Sandbagging - at first I giggled (I have a dirty mind and can twist most things to be crude) and then scoffed at the idea; first we had baking, then clowning and of course strobing and sun-stripping, surely we have reached peak make-up terminology?

Make Up Sandbagging Explained

As it goes, or at least what YouTube tutorials have indicated, the process is not at all that dissimilar from the aforementioned baking technique - a method brought to my attention thanks to Ru Paul's Drag Race - the difference is the reasoning and where you apply the loose powder. The baking process is mostly used to lock liquid products such as foundation into place and prevent under eye creasing; where as sandbagging is mostly used to prevent eye and lip products from smudging and smearing.

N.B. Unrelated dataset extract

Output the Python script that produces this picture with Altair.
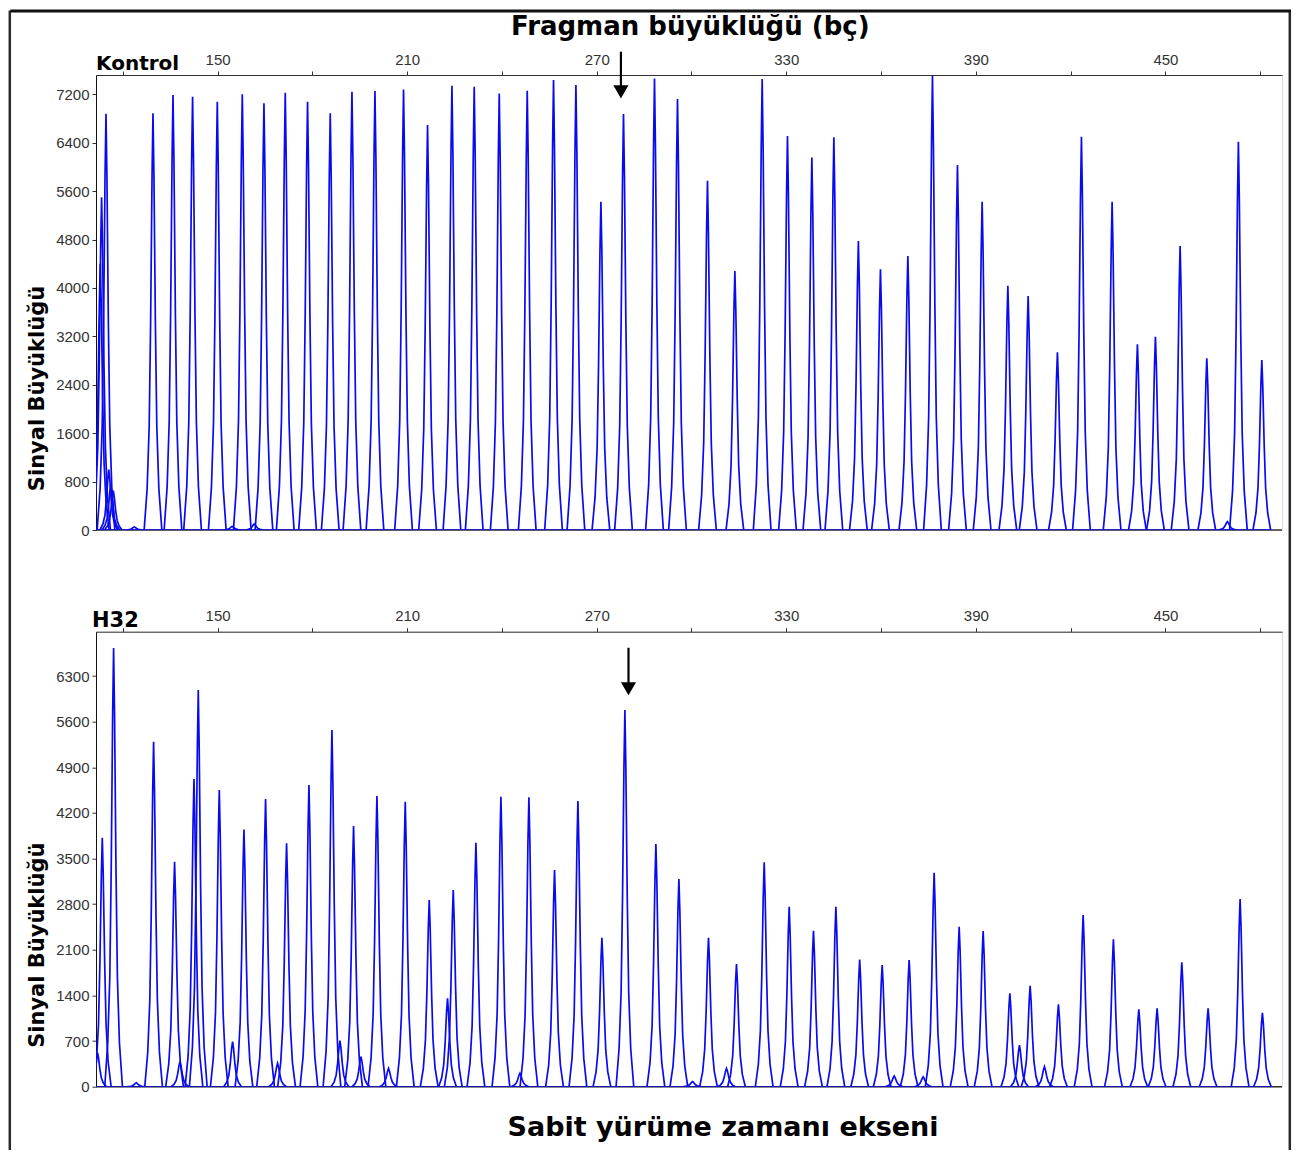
import altair as alt
import pandas as pd

# ---------------- data ----------------
# Kontrol panel: peak position (bp) and signal height
KONTROL_BP = [112.88, 113.29, 114.68, 115.57, 116.20, 116.99, 123.64, 129.56, 135.89, 142.09,
              149.91, 154.65, 157.82, 161.61, 164.68, 171.42, 178.48, 185.66, 192.53, 199.81,
              208.86, 216.46, 224.18, 231.23, 239.15, 248.01, 256.33, 263.42, 271.33, 278.48,
              288.29, 295.57, 305.06, 313.73, 322.37, 330.38, 338.10, 345.06, 352.82, 359.81,
              368.48, 376.27, 384.18, 391.99, 400.13, 406.55, 415.82, 423.42, 433.13, 441.14,
              446.84, 454.65, 463.10, 469.62, 473.10, 480.51]
KONTROL_H = [4400, 5500, 6880, 1000, 750, 650, 50, 6886, 7188, 7161,
             7078, 60, 7200, 100, 7051, 7227, 7078, 6886, 7243, 7254,
             7282, 6693, 7343, 7326, 7216, 7260, 7436, 7354, 5426, 6874,
             7464, 7122, 5773, 4280, 7453, 6511, 6158, 6489, 4776, 4308,
             4528, 7502, 6032, 5426, 4038, 3867, 2936, 6500, 5426, 3068,
             3195, 4693, 2837, 137, 6417, 2809]

# H32 panel
H32_BP = [112.03, 113.51, 117.09, 124.27, 129.75, 136.39, 138.10, 142.53, 143.89, 150.54,
          154.75, 158.35, 165.19, 168.99, 171.84, 178.92, 186.20, 188.73, 193.04, 195.38,
          200.44, 204.11, 209.40, 216.99, 222.78, 224.59, 231.77, 239.68, 245.70, 248.54,
          256.65, 264.05, 271.65, 278.92, 288.73, 296.01, 300.32, 305.38, 311.08, 314.24,
          323.01, 330.92, 338.61, 345.70, 353.23, 360.35, 364.15, 368.89, 373.32, 376.80,
          384.72, 392.31, 400.76, 403.80, 407.18, 411.71, 416.14, 423.96, 433.54, 441.58,
          447.37, 455.19, 463.51, 473.64, 480.70]
H32_H = [517, 3820, 6730, 60, 5292, 3452, 384, 4720, 6085, 4551,
         690, 3947, 4413, 358, 3733, 4628, 5472, 706, 3999, 460,
         4459, 281, 4372, 2864, 1355, 3017, 3743, 4449, 205, 4439,
         3324, 4382, 2286, 5778, 3723, 3186, 80, 2286, 281, 1882,
         3441, 2761, 2393, 2761, 1950, 1867, 164, 1944, 150, 3283,
         2454, 2388, 1432, 639, 1549, 307, 1263, 2634, 2260, 1186,
         1202, 1907, 1202, 2879, 1135]

# arrows (bp position, tail value, head value) per panel
ARROW_BP = [277.66, 280.06]
ARROW_TAIL = [7905, 6734]
ARROW_HEAD = [7241, 6104]

PANEL_NAMES = ["Kontrol", "H32"]
MAIN_TITLE = "Fragman büyüklüğü (bç)"
Y_TITLE = "Sinyal Büyüklüğü"
X_TITLE = "Sabit yürüme zamanı ekseni"

Y_DOMAINS = [[0, 7520], [0, 6980]]
Y_TICK_STEP = [400, 350]
Y_LABEL_STEP = [800, 700]
Y_TICK_MAX = [7200, 6650]

X_DOMAIN = [111.52, 486.9]
X_TICKS = [120, 150, 180, 210, 240, 270, 300, 330, 360, 390, 420, 450, 480]

# peak drawing template (offset in bp, fraction of peak height)
PROFILE_DX = [-2.8, -1.85, -1.2, -0.75, -0.3, 0.0, 0.3, 0.75, 1.2, 1.85, 2.8]
PROFILE_REL = [0.0, 0.1, 0.25, 0.5, 0.85, 1.0, 0.85, 0.5, 0.25, 0.1, 0.0]

TRACE = "#0a0af0"
AXIS_COL = "#333333"
PLOT_W, PLOT_H = 1186, 455


def peak_frame(bps, hs):
    rows = []
    for i, (p, h) in enumerate(zip(bps, hs)):
        for k, (dx, r) in enumerate(zip(PROFILE_DX, PROFILE_REL)):
            rows.append({"peak": i, "k": k, "bp": p + dx, "sig": h * r})
    return pd.DataFrame(rows)


def panel(idx, bps, hs, bottom_title=None):
    ydom = Y_DOMAINS[idx]
    yvals = list(range(0, Y_TICK_MAX[idx] + 1, Y_TICK_STEP[idx]))
    xscale = alt.Scale(domain=X_DOMAIN, nice=False, zero=False)
    yscale = alt.Scale(domain=ydom, nice=False, zero=True)

    xaxis = alt.Axis(orient="top", values=X_TICKS,
                     labelExpr="(datum.value - 150) % 60 == 0 ? datum.label : ''",
                     grid=False, tickSize=4, labelPadding=4, labelFontSize=15,
                     labelFont="Liberation Sans", labelColor="#333333",
                     domainColor=AXIS_COL, tickColor=AXIS_COL, title=None)
    yaxis = alt.Axis(values=yvals, format="d",
                     labelExpr="datum.value %% %d == 0 ? datum.label : ''" % Y_LABEL_STEP[idx],
                     grid=False, tickSize=4, labelPadding=3, labelFontSize=15,
                     labelFont="Liberation Sans", labelColor="#333333",
                     domainColor="#111111", tickColor=AXIS_COL,
                     title=Y_TITLE, titleFont="DejaVu Sans", titleFontSize=21,
                     titleFontWeight="bold", titleColor="black", titleX=-49, titleY=313)

    df = peak_frame(bps, hs)
    peaks = alt.Chart(df).mark_line(color=TRACE, strokeWidth=1.7, clip=True).encode(
        x=alt.X("bp:Q", scale=xscale, axis=xaxis),
        y=alt.Y("sig:Q", scale=yscale, axis=yaxis),
        detail="peak:N",
        order="k:Q",
    )

    base_df = pd.DataFrame({"x0": [min(bps) - 2.8], "x1": [max(bps) + 2.8], "y": [0]})
    grey_base = alt.Chart(base_df).mark_rule(color=AXIS_COL, strokeWidth=1.5).encode(
        y=alt.Y("y:Q", scale=yscale))
    blue_base = alt.Chart(base_df).mark_rule(color=TRACE, strokeWidth=1.3, clip=True).encode(
        x=alt.X("x0:Q", scale=xscale), x2="x1:Q", y=alt.Y("y:Q", scale=yscale))

    arr_df = pd.DataFrame({"bp": [ARROW_BP[idx]], "tail": [ARROW_TAIL[idx]],
                           "head": [ARROW_HEAD[idx]]})
    arrow_shaft = alt.Chart(arr_df).mark_rule(color="black", strokeWidth=2.2).encode(
        x=alt.X("bp:Q", scale=xscale), y=alt.Y("tail:Q", scale=yscale), y2="head:Q")
    arrow_head = alt.Chart(arr_df).mark_point(shape="triangle-down", filled=True,
                                              color="black", size=230, opacity=1).encode(
        x=alt.X("bp:Q", scale=xscale), y=alt.Y("head:Q", scale=yscale))

    name_df = pd.DataFrame({"t": [PANEL_NAMES[idx]]})
    name = alt.Chart(name_df).mark_text(align="left", baseline="alphabetic",
                                        font="DejaVu Sans", fontWeight="bold",
                                        fontSize=20 if idx == 0 else 21,
                                        color="black").encode(
        x=alt.value(0 if idx == 0 else -4), y=alt.value(-5), text="t:N")

    layers = [grey_base, blue_base, peaks, arrow_shaft, arrow_head, name]

    if idx == 0:
        # main title and the picture's outer frame, drawn from the top panel
        t_df = pd.DataFrame({"t": [MAIN_TITLE]})
        main_title = alt.Chart(t_df).mark_text(align="center", baseline="alphabetic",
                                               font="DejaVu Sans", fontWeight="bold",
                                               fontSize=26, color="black").encode(
            x=alt.value(594.3), y=alt.value(-40), text="t:N")
        f_df = pd.DataFrame({"f": [0]})
        frame_left = alt.Chart(f_df).mark_rule(color="#2a2a2a", strokeWidth=2.5).encode(
            x=alt.value(-86.2), y=alt.value(-64.5), y2=alt.value(1075))
        frame_right = alt.Chart(f_df).mark_rule(color="#2a2a2a", strokeWidth=2.5).encode(
            x=alt.value(1193.8), y=alt.value(-64.5), y2=alt.value(1075))
        frame_top = alt.Chart(f_df).mark_rule(color="#111111", strokeWidth=3).encode(
            y=alt.value(-64), x=alt.value(-85.7), x2=alt.value(1195))
        layers += [main_title, frame_left, frame_right, frame_top]

    layer = alt.layer(*layers)
    props = dict(width=PLOT_W, height=PLOT_H)
    if bottom_title:
        props["title"] = alt.TitleParams(bottom_title, orient="bottom", anchor="middle",
                                         font="DejaVu Sans", fontSize=27, fontWeight="bold",
                                         color="black", dx=34, offset=20)
    return layer.properties(**props)


top = panel(0, KONTROL_BP, KONTROL_H)
bottom = panel(1, H32_BP, H32_H, bottom_title=X_TITLE)

chart = alt.vconcat(top, bottom, spacing=101.7, bounds="flush").properties(
    padding={"left": 0, "top": 0, "right": 5, "bottom": 0},
).configure_view(stroke=None).configure(background="white")

chart.save("out.html", embed_options={"renderer": "svg", "actions": False})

Much like most beauty trends that suddenly appear from nowhere, sandbagging was brought to the general public's attention via Kim Kardashian and her make-up artist Mario Dedivanovic - admit it without either we probably won't be as hung up on contouring and highlighting techniques as we currently are. If you are adventurous, don't mind a lot of loose powder, want to ensure that your lipstick and eye make-up stays flawless all day long, then it is time to embrace sandbagging.

Make Up Sandbagging Explained

The general idea is to create dams on facial contours such as the under the lower lash line and around the lip area; much like we use sandbags to absorb water and prevent damage the powder acts as a barrier to stop the make-up from slipping or sliding. From what I have gathered, the technique requires a loose facial powder (use a lighter shade if you require an amplified highlight), a sponge (an angled one is best) and a little patience. Using the sponge you pack on the powder as close to eye and lip line as possible in layers - think baking but with a little more precision - and then simply dust off the excess powder once you have applied your lip and eye make-up.

Yes all the additional powder will indeed lock everything into place but I can't help but feel this is what we have primers and setting sprays for - surely the multiple layers of loose powder becomes heavy and uncomfortable. I'm not completely writing off the process but I do this is one best reserved for stage make-up and maybe special occasions.

What are your thoughts?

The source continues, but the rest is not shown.